→ Requirements: Write out the listing below without alteration, omitting its pictures.

→ Stored data:

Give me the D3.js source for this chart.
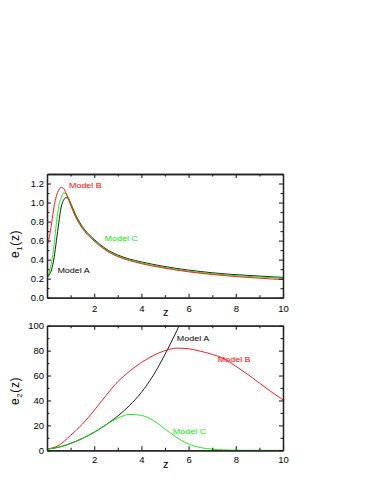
<!DOCTYPE html>
<html>
<head>
<meta charset="utf-8">
<script src="https://cdn.jsdelivr.net/npm/d3@7"></script>
<style>
body { margin: 0; background: #fff; }
text { font-family: "Liberation Sans", Arial, sans-serif; }
</style>
</head>
<body>
<svg id="chart" width="383" height="495"></svg>
<script>
// e1(z), top panel
var zTop = [0, 0.1, 0.2, 0.3, 0.4, 0.5, 0.6, 0.7, 0.8, 0.9, 1.0, 1.2, 1.4, 1.6, 2, 2.5, 3, 3.5, 4, 5, 6, 7, 8, 9, 10]
var modelA_e1 = [0.21, 0.24, 0.30, 0.42, 0.60, 0.79, 0.95, 1.025, 1.052, 1.045, 0.995, 0.878, 0.785, 0.713, 0.613, 0.513, 0.448, 0.406, 0.376, 0.327, 0.290, 0.262, 0.242, 0.227, 0.213]
var modelB_e1 = [0.54, 0.64, 0.79, 0.96, 1.07, 1.13, 1.158, 1.15, 1.10, 1.04, 0.975, 0.855, 0.765, 0.695, 0.595, 0.497, 0.432, 0.390, 0.358, 0.310, 0.272, 0.244, 0.222, 0.205, 0.190]
var modelC_e1 = [0.205, 0.27, 0.38, 0.56, 0.79, 0.96, 1.05, 1.10, 1.095, 1.055, 0.99, 0.868, 0.775, 0.705, 0.605, 0.505, 0.440, 0.398, 0.367, 0.318, 0.280, 0.253, 0.232, 0.217, 0.205]

// e2(z), bottom panel
var zBot = [0, 0.5, 1, 1.5, 2, 2.5, 3, 3.5, 4, 4.5, 5, 5.5, 6, 6.5, 7, 7.5, 8, 8.5, 9, 9.5, 10]
var modelA_e2 = [1, 2.5, 5.5, 9.5, 14.5, 20.5, 27.5, 36, 46.5, 60, 77, 96, 117]
var modelB_e2 = [1, 4, 12, 21, 32, 44, 55, 63.5, 70.5, 76, 80, 82, 81.5, 79.5, 77, 73.5, 67.5, 61, 54, 47, 40.5]
var modelC_e2 = [1, 2.5, 5.5, 9.5, 14.5, 20.5, 25.8, 28.8, 28, 24, 17, 10.3, 5, 2.2, 0.9, 0.3, 0.1, 0, 0, 0, 0]

var xTicks = [2, 4, 6, 8, 10]
var xMinor = [1, 3, 5, 7, 9]
var yTopTicks = [0, 0.2, 0.4, 0.6, 0.8, 1.0, 1.2]
var yTopMinor = [0.1, 0.3, 0.5, 0.7, 0.9, 1.1]
var yBotTicks = [0, 20, 40, 60, 80, 100]
var yBotMinor = [10, 30, 50, 70, 90]

const RED = "#ff0000", GREEN = "#00f000", BLACK = "#000"
const left = 47, right = 283
const svg = d3.select("#chart")

// text in the original is a bit wider than tall
function stretch(sel) {
    sel.each(function () {
        var t = d3.select(this)
        var x = +t.attr("x") || 0, y = +t.attr("y") || 0
        t.attr("x", null).attr("y", null)
            .attr("transform", "translate(" + x + "," + y + ") scale(1.12,1)")
    })
}

function panel(opts) {
    var x = d3.scaleLinear().domain([0, 10]).range([left, right])
    var y = d3.scaleLinear().domain(opts.yDomain).range([opts.bottom, opts.top])
    var g = svg.append("g")
    var id = "clip" + opts.name
    g.append("clipPath").attr("id", id).append("rect")
        .attr("x", left).attr("y", opts.top).attr("width", right - left).attr("height", opts.bottom - opts.top)

    var line = d3.line().curve(d3.curveMonotoneX)
        .x(function (d) { return x(d[0]) })
        .y(function (d) { return y(d[1]) })

    opts.series.forEach(function (s) {
        var pts = s.vals.map(function (v, i) { return [s.z[i], v] })
        g.append("path")
            .attr("clip-path", "url(#" + id + ")")
            .attr("d", line(pts))
            .attr("fill", "none")
            .attr("stroke", s.color)
            .attr("stroke-width", 0.9)
    })

    // major + minor ticks on all four sides, pointing inward
    function ax(axisFn, scale, pos, vals, size, labels, fmt, pad) {
        var a = axisFn(scale).tickValues(vals).tickSizeInner(-size).tickSizeOuter(0).tickPadding(pad || 3)
        a.tickFormat(labels ? fmt : "")
        var gg = g.append("g").attr("transform", pos).call(a)
        gg.select(".domain").attr("stroke", "#222").attr("stroke-width", 1.3)
        gg.selectAll(".tick line").attr("stroke", "#222").attr("stroke-width", 1.1)
        gg.selectAll("text").attr("font-size", 8.5).attr("fill", "#000").attr("font-family", null)
        stretch(gg.selectAll("text"))
        return gg
    }
    var yf = opts.yFormat
    ax(d3.axisBottom, x, "translate(0," + opts.bottom + ")", xTicks, 4, true, d3.format("d"), opts.xPad)
    ax(d3.axisBottom, x, "translate(0," + opts.bottom + ")", xMinor, 2.5, false)
    ax(d3.axisTop, x, "translate(0," + opts.top + ")", xTicks, 4, false)
    ax(d3.axisTop, x, "translate(0," + opts.top + ")", xMinor, 2.5, false)
    ax(d3.axisLeft, y, "translate(" + left + ",0)", opts.yTicks, 4, true, yf, 3)
    ax(d3.axisLeft, y, "translate(" + left + ",0)", opts.yMinor, 2.5, false)
    ax(d3.axisRight, y, "translate(" + right + ",0)", opts.yTicks, 4, false)
    ax(d3.axisRight, y, "translate(" + right + ",0)", opts.yMinor, 2.5, false)

    // x title sits in the tick label row
    g.append("text").attr("x", x(5.03)).attr("y", opts.zBase)
        .attr("text-anchor", "middle").attr("font-size", 11).text("z")

    // y title e_n(z)
    var yt = g.append("text")
        .attr("transform", "translate(18.5," + opts.titleY + ") rotate(-90)")
        .attr("text-anchor", "middle").attr("font-size", 12).attr("letter-spacing", 0.6)
    yt.append("tspan").text("e")
    yt.append("tspan").attr("font-size", 8).attr("dy", 3).text(opts.sub)
    yt.append("tspan").attr("dy", -3).text("(z)")

    opts.notes.forEach(function (n) {
        var t = g.append("text").attr("x", x(n[0])).attr("y", y(n[1]))
            .attr("font-size", 8).attr("fill", n[3]).text(n[2])
        stretch(t)
    })
}

panel({
    name: "top", top: 174, bottom: 297.7, yDomain: [0, 1.3],
    yTicks: yTopTicks, yMinor: yTopMinor, yFormat: d3.format(".1f"),
    xPad: 8.5, zBase: 315.7, titleY: 244, sub: "1",
    series: [
        { z: zTop, vals: modelA_e1, color: BLACK },
        { z: zTop, vals: modelC_e1, color: GREEN },
        { z: zTop, vals: modelB_e1, color: RED }
    ],
    notes: [[0.93, 1.155, "Model B", RED], [2.44, 0.595, "Model C", GREEN], [0.44, 0.256, "Model A", BLACK]]
})

panel({
    name: "bot", top: 325.7, bottom: 450.3, yDomain: [0, 100],
    yTicks: yBotTicks, yMinor: yBotMinor, yFormat: d3.format("d"),
    xPad: 7, zBase: 468.3, titleY: 391, sub: "2",
    series: [
        { z: zBot, vals: modelA_e2, color: BLACK },
        { z: zBot, vals: modelB_e2, color: RED },
        { z: zBot, vals: modelC_e2, color: GREEN }
    ],
    notes: [[5.5, 88, "Model A", BLACK], [7.235, 71.1, "Model B", RED], [5.33, 13.1, "Model C", GREEN]]
})
</script>
</body>
</html>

→ Task result:
Give me the D3.js source for this chart.
<!DOCTYPE html>
<html>
<head>
<meta charset="utf-8">
<script src="https://cdn.jsdelivr.net/npm/d3@7"></script>
<style>
body { margin: 0; background: #fff; }
text { font-family: "Liberation Sans", Arial, sans-serif; }
</style>
</head>
<body>
<svg id="chart" width="383" height="495"></svg>
<script>
// e1(z), top panel
var zTop = [0, 0.1, 0.2, 0.3, 0.4, 0.5, 0.6, 0.7, 0.8, 0.9, 1.0, 1.2, 1.4, 1.6, 2, 2.5, 3, 3.5, 4, 5, 6, 7, 8, 9, 10]
var modelA_e1 = [0.21, 0.24, 0.30, 0.42, 0.60, 0.79, 0.95, 1.025, 1.052, 1.045, 0.995, 0.878, 0.785, 0.713, 0.613, 0.513, 0.448, 0.406, 0.376, 0.327, 0.290, 0.262, 0.242, 0.227, 0.213]
var modelB_e1 = [0.54, 0.64, 0.79, 0.96, 1.07, 1.13, 1.158, 1.15, 1.10, 1.04, 0.975, 0.855, 0.765, 0.695, 0.595, 0.497, 0.432, 0.390, 0.358, 0.310, 0.272, 0.244, 0.222, 0.205, 0.190]
var modelC_e1 = [0.205, 0.27, 0.38, 0.56, 0.79, 0.96, 1.05, 1.10, 1.095, 1.055, 0.99, 0.868, 0.775, 0.705, 0.605, 0.505, 0.440, 0.398, 0.367, 0.318, 0.280, 0.253, 0.232, 0.217, 0.205]

// e2(z), bottom panel
var zBot = [0, 0.5, 1, 1.5, 2, 2.5, 3, 3.5, 4, 4.5, 5, 5.5, 6, 6.5, 7, 7.5, 8, 8.5, 9, 9.5, 10]
var modelA_e2 = [1, 2.5, 5.5, 9.5, 14.5, 20.5, 27.5, 36, 46.5, 60, 77, 96, 117]
var modelB_e2 = [1, 4, 12, 21, 32, 44, 55, 63.5, 70.5, 76, 80, 82, 81.5, 79.5, 77, 73.5, 67.5, 61, 54, 47, 40.5]
var modelC_e2 = [1, 2.5, 5.5, 9.5, 14.5, 20.5, 25.8, 28.8, 28, 24, 17, 10.3, 5, 2.2, 0.9, 0.3, 0.1, 0, 0, 0, 0]

var xTicks = [2, 4, 6, 8, 10]
var xMinor = [1, 3, 5, 7, 9]
var yTopTicks = [0, 0.2, 0.4, 0.6, 0.8, 1.0, 1.2]
var yTopMinor = [0.1, 0.3, 0.5, 0.7, 0.9, 1.1]
var yBotTicks = [0, 20, 40, 60, 80, 100]
var yBotMinor = [10, 30, 50, 70, 90]

const RED = "#ff0000", GREEN = "#00f000", BLACK = "#000"
const left = 47, right = 283
const svg = d3.select("#chart")

// text in the original is a bit wider than tall
function stretch(sel) {
    sel.each(function () {
        var t = d3.select(this)
        var x = +t.attr("x") || 0, y = +t.attr("y") || 0
        t.attr("x", null).attr("y", null)
            .attr("transform", "translate(" + x + "," + y + ") scale(1.12,1)")
    })
}

function panel(opts) {
    var x = d3.scaleLinear().domain([0, 10]).range([left, right])
    var y = d3.scaleLinear().domain(opts.yDomain).range([opts.bottom, opts.top])
    var g = svg.append("g")
    var id = "clip" + opts.name
    g.append("clipPath").attr("id", id).append("rect")
        .attr("x", left).attr("y", opts.top).attr("width", right - left).attr("height", opts.bottom - opts.top)

    var line = d3.line().curve(d3.curveMonotoneX)
        .x(function (d) { return x(d[0]) })
        .y(function (d) { return y(d[1]) })

    opts.series.forEach(function (s) {
        var pts = s.vals.map(function (v, i) { return [s.z[i], v] })
        g.append("path")
            .attr("clip-path", "url(#" + id + ")")
            .attr("d", line(pts))
            .attr("fill", "none")
            .attr("stroke", s.color)
            .attr("stroke-width", 0.9)
    })

    // major + minor ticks on all four sides, pointing inward
    function ax(axisFn, scale, pos, vals, size, labels, fmt, pad) {
        var a = axisFn(scale).tickValues(vals).tickSizeInner(-size).tickSizeOuter(0).tickPadding(pad || 3)
        a.tickFormat(labels ? fmt : "")
        var gg = g.append("g").attr("transform", pos).call(a)
        gg.select(".domain").attr("stroke", "#222").attr("stroke-width", 1.3)
        gg.selectAll(".tick line").attr("stroke", "#222").attr("stroke-width", 1.1)
        gg.selectAll("text").attr("font-size", 8.5).attr("fill", "#000").attr("font-family", null)
        stretch(gg.selectAll("text"))
        return gg
    }
    var yf = opts.yFormat
    ax(d3.axisBottom, x, "translate(0," + opts.bottom + ")", xTicks, 4, true, d3.format("d"), opts.xPad)
    ax(d3.axisBottom, x, "translate(0," + opts.bottom + ")", xMinor, 2.5, false)
    ax(d3.axisTop, x, "translate(0," + opts.top + ")", xTicks, 4, false)
    ax(d3.axisTop, x, "translate(0," + opts.top + ")", xMinor, 2.5, false)
    ax(d3.axisLeft, y, "translate(" + left + ",0)", opts.yTicks, 4, true, yf, 3)
    ax(d3.axisLeft, y, "translate(" + left + ",0)", opts.yMinor, 2.5, false)
    ax(d3.axisRight, y, "translate(" + right + ",0)", opts.yTicks, 4, false)
    ax(d3.axisRight, y, "translate(" + right + ",0)", opts.yMinor, 2.5, false)

    // x title sits in the tick label row
    g.append("text").attr("x", x(5.03)).attr("y", opts.zBase)
        .attr("text-anchor", "middle").attr("font-size", 11).text("z")

    // y title e_n(z)
    var yt = g.append("text")
        .attr("transform", "translate(18.5," + opts.titleY + ") rotate(-90)")
        .attr("text-anchor", "middle").attr("font-size", 12).attr("letter-spacing", 0.6)
    yt.append("tspan").text("e")
    yt.append("tspan").attr("font-size", 8).attr("dy", 3).text(opts.sub)
    yt.append("tspan").attr("dy", -3).text("(z)")

    opts.notes.forEach(function (n) {
        var t = g.append("text").attr("x", x(n[0])).attr("y", y(n[1]))
            .attr("font-size", 8).attr("fill", n[3]).text(n[2])
        stretch(t)
    })
}

panel({
    name: "top", top: 174, bottom: 297.7, yDomain: [0, 1.3],
    yTicks: yTopTicks, yMinor: yTopMinor, yFormat: d3.format(".1f"),
    xPad: 8.5, zBase: 315.7, titleY: 244, sub: "1",
    series: [
        { z: zTop, vals: modelA_e1, color: BLACK },
        { z: zTop, vals: modelC_e1, color: GREEN },
        { z: zTop, vals: modelB_e1, color: RED }
    ],
    notes: [[0.93, 1.155, "Model B", RED], [2.44, 0.595, "Model C", GREEN], [0.44, 0.256, "Model A", BLACK]]
})

panel({
    name: "bot", top: 325.7, bottom: 450.3, yDomain: [0, 100],
    yTicks: yBotTicks, yMinor: yBotMinor, yFormat: d3.format("d"),
    xPad: 7, zBase: 468.3, titleY: 391, sub: "2",
    series: [
        { z: zBot, vals: modelA_e2, color: BLACK },
        { z: zBot, vals: modelB_e2, color: RED },
        { z: zBot, vals: modelC_e2, color: GREEN }
    ],
    notes: [[5.5, 88, "Model A", BLACK], [7.235, 71.1, "Model B", RED], [5.33, 13.1, "Model C", GREEN]]
})
</script>
</body>
</html>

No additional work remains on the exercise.